> [SUPPLIED DATA]
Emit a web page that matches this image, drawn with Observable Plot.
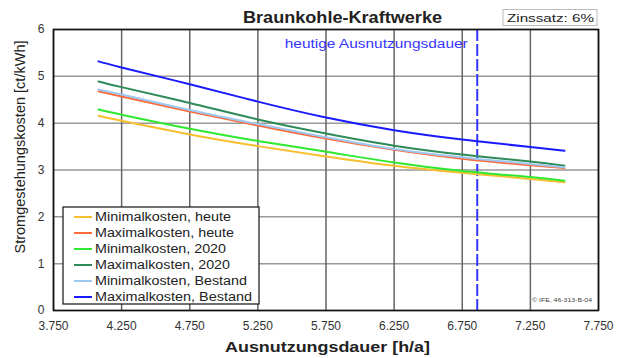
<!DOCTYPE html>
<html>
<head>
<meta charset="utf-8">
<script src="https://cdn.jsdelivr.net/npm/d3@7"></script>
<script src="https://cdn.jsdelivr.net/npm/@observablehq/plot@0.6"></script>
<style>
  html, body { margin: 0; padding: 0; background: #fff; }
  #chart { width: 617px; height: 358px; }
</style>
</head>
<body>
<div id="chart"></div>
<script>
// ---- data ----
const xTicks = [3750, 4250, 4750, 5250, 5750, 6250, 6750, 7250, 7750];
const yTicks = [0, 1, 2, 3, 4, 5, 6];
const xPoints = [4080, 4250, 4750, 5250, 5750, 6250, 6750, 7250, 7500];

const seriesNames = [
  "Minimalkosten, heute",
  "Maximalkosten, heute",
  "Minimalkosten, 2020",
  "Maximalkosten, 2020",
  "Minimalkosten, Bestand",
  "Maximalkosten, Bestand"
];
const minHeute    = [4.16, 4.05, 3.76, 3.51, 3.29, 3.09, 2.94, 2.81, 2.74];
const maxHeute    = [4.68, 4.57, 4.25, 3.95, 3.67, 3.43, 3.24, 3.10, 3.04];
const min2020     = [4.29, 4.18, 3.88, 3.62, 3.39, 3.16, 2.98, 2.85, 2.77];
const max2020     = [4.89, 4.77, 4.43, 4.08, 3.78, 3.52, 3.33, 3.18, 3.09];
const minBestand  = [4.72, 4.61, 4.28, 3.98, 3.70, 3.45, 3.27, 3.13, 3.06];
const maxBestand  = [5.32, 5.19, 4.83, 4.46, 4.12, 3.85, 3.65, 3.49, 3.41];
const heutigeAusnutzung = [6860];

const titleText = "Braunkohle-Kraftwerke";
const zinsText = "Zinssatz: 6%";
const annotText = "heutige Ausnutzungsdauer";
const xLabel = "Ausnutzungsdauer [h/a]";
const yLabel = "Stromgestehungskosten [ct/kWh]";
const creditText = "\u00A9 IFE, 46-313-B-04";

// ---- build table ----
const allSeries = [minHeute, maxHeute, min2020, max2020, minBestand, maxBestand];
const rows = [];
allSeries.forEach((vals, i) => {
  vals.forEach((v, j) => rows.push({x: xPoints[j], value: v, series: seriesNames[i]}));
});

const colorRange = ["#f6bf2e", "#ff6a3a", "#2fe82f", "#2e8b57", "#9cc8f2", "#1a1aff"];
const fmt = d => d3.format(",")(d).replace(/,/g, ".");

const chart = Plot.plot({
  width: 617,
  height: 358,
  marginLeft: 53,
  marginRight: 19,
  marginTop: 29,
  marginBottom: 48,
  style: {fontFamily: "'Liberation Sans', Arial, sans-serif", fontSize: "12px", color: "#333", background: "#fff"},
  x: {domain: [3750, 7750]},
  y: {domain: [0, 6]},
  color: {domain: seriesNames, range: colorRange},
  marks: [
    Plot.ruleY(yTicks, {stroke: "#999", strokeWidth: 1.5}),
    Plot.ruleX(xTicks, {stroke: "#666", strokeWidth: 1.5}),
    Plot.ruleX(heutigeAusnutzung, {stroke: "#3535ff", strokeWidth: 2, strokeDasharray: "12,3"}),
    Plot.line(rows, {x: "x", y: "value", z: "series", stroke: "series", strokeWidth: 2, curve: "natural"}),
    Plot.frame({stroke: "#111", strokeWidth: 1.6}),
    Plot.axisX({ticks: xTicks, tickSize: 0, tickPadding: 11, tickFormat: fmt, label: null}),
    Plot.axisY({ticks: yTicks, tickSize: 0, tickPadding: 9, tickFormat: d => String(d), label: null})
  ]
});

document.getElementById("chart").appendChild(chart);

// ---- annotations, legend and titles ----
const svg = d3.select(chart);
const xs = chart.scale("x");
const font = "'Liberation Sans', Arial, sans-serif";

function addText(parent, t, opts) {
  const el = parent.append("text")
    .attr("x", opts.x).attr("y", opts.y)
    .attr("font-family", font)
    .attr("font-size", opts.size)
    .attr("font-weight", opts.weight || "normal")
    .attr("fill", opts.fill || "#222")
    .attr("text-anchor", opts.anchor || "start")
    .text(t);
  if (opts.len) el.attr("textLength", opts.len).attr("lengthAdjust", "spacingAndGlyphs");
  if (opts.transform) el.attr("transform", opts.transform);
  return el;
}

// title
addText(svg, titleText, {x: 243, y: 23, size: 16, weight: "bold", len: 199});

// interest rate box
svg.append("rect").attr("x", 503).attr("y", 9.5).attr("width", 94).attr("height", 16)
  .attr("fill", "#fff").attr("stroke", "#bbb").attr("stroke-width", 1);
addText(svg, zinsText, {x: 507, y: 21.5, size: 11, len: 87});

// annotation
const xh = xs.apply(heutigeAusnutzung[0]);
addText(svg, annotText, {x: xh - 9, y: 48, size: 12, fill: "#3535ff", anchor: "end", len: 183});

// axis labels
addText(svg, xLabel, {x: 225, y: 352, size: 15, weight: "bold", len: 205});
addText(svg, yLabel, {x: 0, y: 0, size: 14, anchor: "middle", len: 213, transform: "translate(25,147) rotate(-90)"});

// credit
addText(svg, creditText, {x: 532, y: 302, size: 5, len: 60, fill: "#444"});

// legend
const lg = svg.append("g");
lg.append("rect").attr("x", 63).attr("y", 207).attr("width", 196).attr("height", 97)
  .attr("fill", "#fff").attr("stroke", "#111").attr("stroke-width", 1.2);
const legendLens = [136, 139, 131, 135, 152, 157];
seriesNames.forEach((name, i) => {
  const yy = 217 + i * 16;
  lg.append("line").attr("x1", 74).attr("x2", 92).attr("y1", yy).attr("y2", yy)
    .attr("stroke", colorRange[i]).attr("stroke-width", 2);
  addText(lg, name, {x: 95, y: yy + 4.2, size: 12, len: legendLens[i]});
});
</script>
</body>
</html>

> [JOB] With the pictures left out, restate word for word every line of the data above, from the first down to the line that contains "6750, 7250, 7500];".

> [TASK SOLUTION]
Emit a web page that matches this image, drawn with Observable Plot.
<!DOCTYPE html>
<html>
<head>
<meta charset="utf-8">
<script src="https://cdn.jsdelivr.net/npm/d3@7"></script>
<script src="https://cdn.jsdelivr.net/npm/@observablehq/plot@0.6"></script>
<style>
  html, body { margin: 0; padding: 0; background: #fff; }
  #chart { width: 617px; height: 358px; }
</style>
</head>
<body>
<div id="chart"></div>
<script>
// ---- data ----
const xTicks = [3750, 4250, 4750, 5250, 5750, 6250, 6750, 7250, 7750];
const yTicks = [0, 1, 2, 3, 4, 5, 6];
const xPoints = [4080, 4250, 4750, 5250, 5750, 6250, 6750, 7250, 7500];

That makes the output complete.